An emerging trend in the email business is email
archiving. As of this writing, more than 60 companies provide archiving
solutions for email systems. Some of these companies provide in-house
solutions whereas some are hosted solutions. There are just about as
many reasons to implement an email archive system as there are archive
vendors. Some of the reasons to implement email archiving include:
Reduces the size of mailbox databases and
mailboxes (smaller databases and smaller mailboxes improve disaster
recovery response times and improve performance)
Provides long-term retention of email data
Provides users with a searchable index of their historical email data
Allows
for eDiscovery of email (message content, attachments, as well as email
metadata) that often must be indexed for legal proceedings
Eliminates the use of Outlook personal folder (PST) files
Third-party archive systems are great for
organizations that must retain much of the information in their
mailboxes but want to move it to external storage. However, depending
on the system, you don't want to archive everything older than five
days, because that may prevent the user from accessing it via Outlook
Web Access or mobile devices.
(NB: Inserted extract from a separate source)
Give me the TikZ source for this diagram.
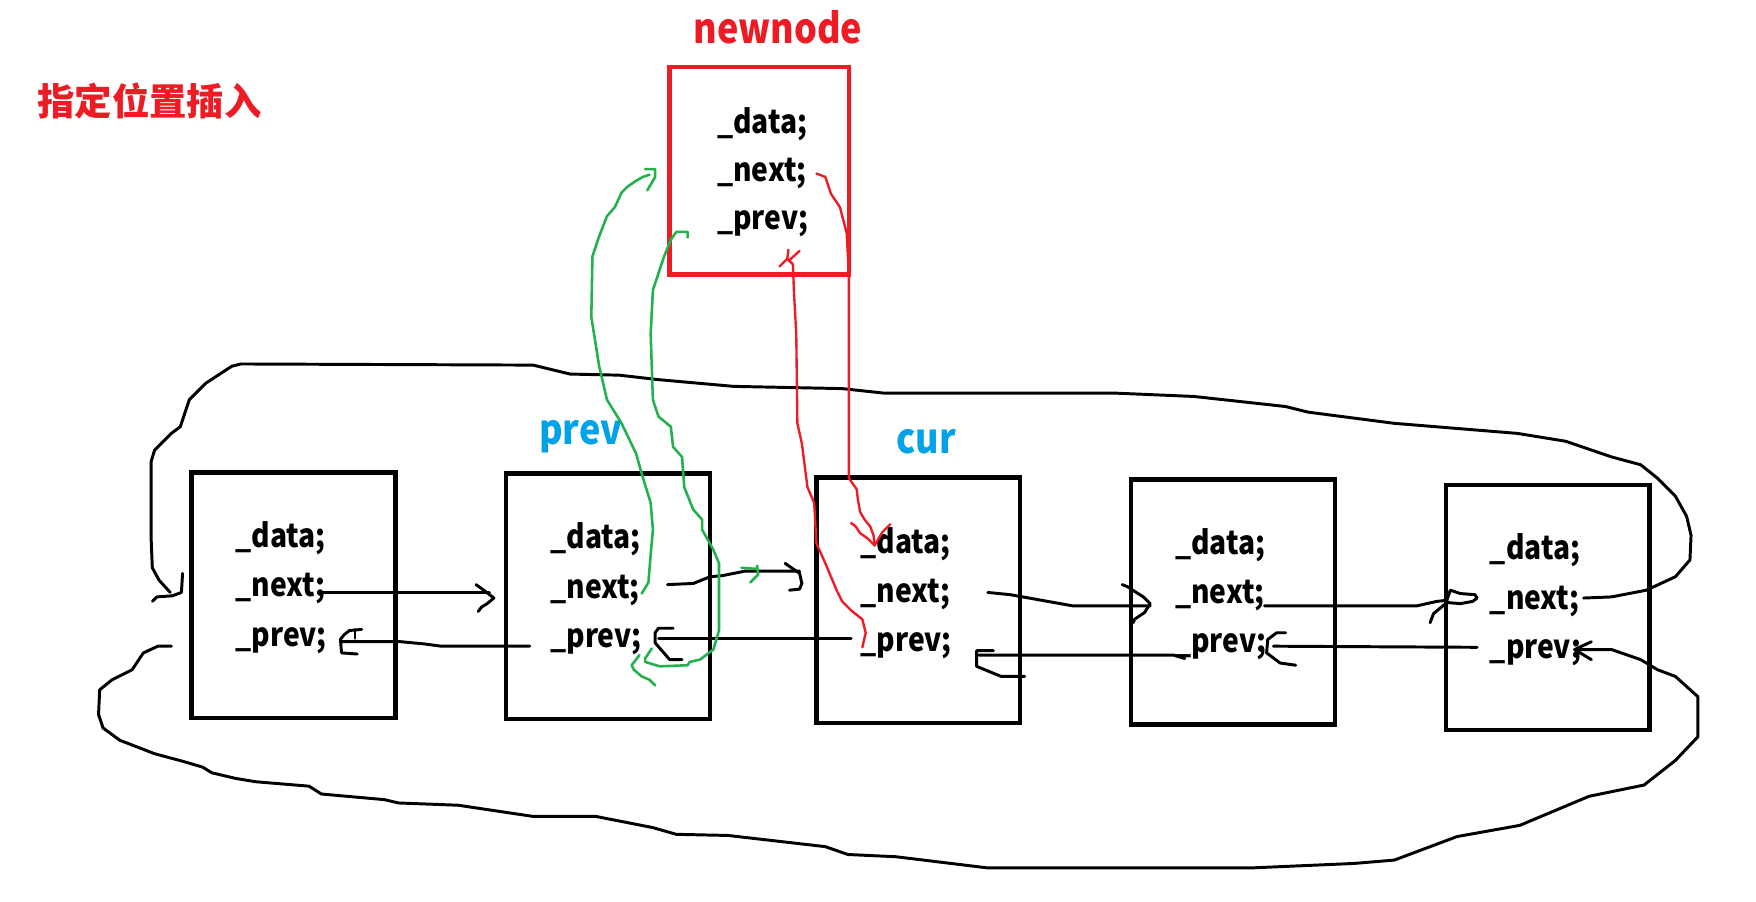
\documentclass[tikz,border=0pt]{standalone}
\usepackage{fontspec}
\newfontfamily\cjk{Noto Sans CJK SC}
\newfontfamily\cjkn{Noto Sans CJK SC}[FakeStretch=0.87]
\definecolor{pred}{RGB}{237,28,36}
\definecolor{pgreen}{RGB}{34,177,76}
\definecolor{pblue}{RGB}{0,162,232}
\begin{document}
\begin{tikzpicture}[x=0.02cm,y=-0.02cm,
  bbox/.style={draw=black, line width=2.3pt, minimum width=3.64cm, minimum height=4.38cm, inner sep=0pt},
  rbox/.style={draw=pred, line width=2.3pt, minimum width=3.2cm, minimum height=3.7cm, inner sep=0pt},
  fld/.style={font=\cjkn\bfseries\fontsize{16.5}{18}\selectfont, inner sep=0pt, anchor=base west},
  lbl/.style={font=\cjkn\bfseries\fontsize{21}{24}\selectfont, inner sep=0pt, anchor=base west},
  blk/.style={draw=black, line width=1.5pt, line join=round, line cap=round},
  grn/.style={draw=pgreen, line width=1.3pt, line join=round, line cap=round},
  rdl/.style={draw=pred, line width=1.2pt, line join=round, line cap=round}]
\useasboundingbox (0,0) rectangle (1568,805);

% boxes
\node[bbox] (b1) at (262,531.5) {};
\node[bbox] (b2) at (543,532.5) {};
\node[bbox] (b3) at (820,536) {};
\node[bbox] (b4) at (1101,537.5) {};
\node[bbox] (b5) at (1382,542.5) {};
\node[rbox] (nn) at (678,152.5) {};

% fields
\foreach \i/\x/\y in {1/210/489, 2/491/490, 3/768/494, 4/1049/495, 5/1330/500} {
  \node[fld] (d\i) at (\x,\y) {\_data;};
  \node[fld] (n\i) at (\x,\y+44) {\_next;};
  \node[fld] (p\i) at (\x,\y+88) {\_prev;};
}
\node[fld] (dn) at (640,119) {\_data;};
\node[fld] (nn2) at (640,162) {\_next;};
\node[fld] (pn) at (640,205) {\_prev;};

% labels
\node[font=\cjk\bfseries\fontsize{19}{23}\selectfont, text=pred, anchor=base west, inner sep=0pt] (title) at (33,103) {指定位置插入};
\node[lbl, text=pred] (nnl) at (619,39) {newnode};
\node[lbl, text=pblue] (prevl) at (481,397) {prev};
\node[lbl, text=pblue] (curl) at (800,405) {cur};

% top loop: tail next -> head
\draw[blk] (1414,534) -- (1439,533) -- (1470,527) -- (1496,515) -- (1509,500) -- (1510,478) -- (1506,461) -- (1496,443) -- (1480,427) -- (1465,415) -- (1439,408) -- (1398,394) -- (1355,387) -- (1245,378) -- (1168,368) -- (1148,363) -- (1066,354) -- (995,351) -- (789,351) -- (752,347) -- (655,345) -- (588,339) -- (553,335) -- (509,334) -- (476,326) -- (215,325) -- (207,327) -- (184,342) -- (169,357) -- (161,381) -- (153,387) -- (138,402) -- (135,412) -- (135,482) -- (136,507) -- (142,518) -- (152,529);
\draw[blk] (136,537) -- (140,533) -- (154,532) -- (162,529) -- (163,512);

% bottom loop: head prev -> tail
\draw[blk] (153,577) -- (141,577) -- (128,583) -- (118,598) -- (100,607) -- (89,616) -- (88,638) -- (92,650) -- (107,661) -- (138,673) -- (164,680) -- (181,685) -- (189,690) -- (210,695) -- (228,698) -- (276,702) -- (287,709) -- (343,714) -- (356,717) -- (409,719) -- (476,729) -- (532,729) -- (583,739) -- (604,745) -- (650,746) -- (737,756) -- (757,763) -- (800,765) -- (882,775) -- (1117,775) -- (1209,771) -- (1245,768) -- (1301,747) -- (1357,737) -- (1419,711) -- (1468,701) -- (1496,679) -- (1516,658) -- (1516,622) -- (1496,604) -- (1480,598) -- (1465,589) -- (1439,580) -- (1406,580);
\draw[blk] (1421,573) -- (1406,580) -- (1421,589);

% links between boxes
\draw[blk] (287,529) -- (437,529);
\draw[blk] (425,522) -- (432,527) -- (441,534) -- (435,539) -- (430,542) -- (427,546);
\draw[blk] (473,577) -- (394,577) -- (379,575) -- (358,573) -- (305,573);
\draw[blk] (323,562) -- (312,563) -- (307,567) -- (304,571) -- (305,583) -- (319,584);
\draw[blk] (317,562) -- (317,570);
\draw[blk] (596,522) -- (619,521) -- (634,515) -- (645,514) -- (665,510) -- (714,510);
\draw[blk] (701,503) -- (714,512) -- (716,521) -- (714,526) -- (705,527);
\draw[blk] (760,570) -- (588,570);
\draw[blk] (601,561) -- (588,561) -- (585,565) -- (585,574) -- (598,589) -- (609,589);
\draw[blk] (882,529) -- (902,531) -- (958,541) -- (1027,541);
\draw[blk] (1002,522) -- (1007,524) -- (1013,528) -- (1021,533) -- (1027,539) -- (1022,547) -- (1013,553) -- (1012,556);
\draw[blk] (1058,588) -- (1048,585) -- (874,585);
\draw[blk] (887,581) -- (872,581) -- (872,595) -- (894,604) -- (915,604);
\draw[blk] (1129,541) -- (1265,541) -- (1283,537) -- (1292,536);
\draw[blk] (1292,536) -- (1295,527) -- (1304,530) -- (1317,531) -- (1319,534) -- (1315,537) -- (1304,539) -- (1292,538) -- (1280,548) -- (1277,556);
\draw[blk] (1319,578) -- (1137,577);
\draw[blk] (1148,565) -- (1140,565) -- (1132,571) -- (1131,583) -- (1143,592) -- (1157,594);

% green: prev->_next = newnode
\draw[grn] (573,530) -- (579,520) -- (581,495) -- (583,473) -- (581,449) -- (573,423) -- (568,405) -- (555,378) -- (542,357) -- (535,327) -- (528,283) -- (529,229) -- (535,211) -- (542,193) -- (549,185) -- (555,172) -- (560,167) -- (567,162) -- (574,158) -- (580,156);
\draw[grn] (576,151) -- (585,151) -- (585,158) -- (578,170);
% green: newnode->_prev = prev
\draw[grn] (614,212) -- (614,207) -- (604,207) -- (599,214) -- (593,229) -- (583,259) -- (581,298) -- (583,357) -- (588,372) -- (599,381) -- (601,399) -- (609,408) -- (611,435) -- (619,455) -- (627,464) -- (627,473) -- (637,491) -- (642,503) -- (642,563) -- (637,580) -- (625,589) -- (616,591) -- (614,594) -- (589,595) -- (576,591) -- (576,588) -- (582,579);
\draw[grn] (571,585) -- (564,594) -- (566,598) -- (573,604) -- (580,607) -- (585,612);
\draw[grn] (662,507) -- (676,508) (676,505) -- (677,513) -- (670,520);

% red: newnode->_next = cur
\draw[rdl] (729,155) -- (737,158) -- (742,173) -- (750,185) -- (756,208) -- (758,245) -- (758,427) -- (765,437) -- (766,446) -- (768,457) -- (772,464) -- (777,470) -- (780,478) -- (781,487);
\draw[rdl] (760,467) -- (764,470) -- (768,476) -- (775,481) -- (781,487) -- (788,475) -- (795,468);
% red: cur->_prev = newnode
\draw[rdl] (770,578) -- (773,565) -- (770,553) -- (760,545) -- (752,537) -- (747,527) -- (742,515) -- (737,503) -- (729,485) -- (727,449) -- (721,435) -- (716,396) -- (712,378) -- (711,298) -- (709,262) -- (708,236) -- (703,231) -- (696,238);
\draw[rdl] (703,231) -- (704,223) (704,233) -- (714,224);
\end{tikzpicture}
\end{document}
Further, once the content is archived and
no longer residing in the user's mailbox, it will no longer be
accessible from a user's desktop search engine, such as the Google
Desktop or the Windows Desktop search engine. So keeping a certain
amount of content in the user's mailbox will always make sense.
Microsoft has introduced an email archive system for
Exchange Server 2010. Microsoft's approach in this version is to
establish an extra archive mailbox for each user who requires
archiving. The email archive mailbox must reside on the same mailbox
database as the user's mailbox. This approach does serve the goal of
reducing the size of the user's primary mailbox, but it does not reduce
the size of the database.
If you are planning to use the Exchange
Server 2010 mailbox archive feature, you will need to take this into
account and plan for additional storage as needed.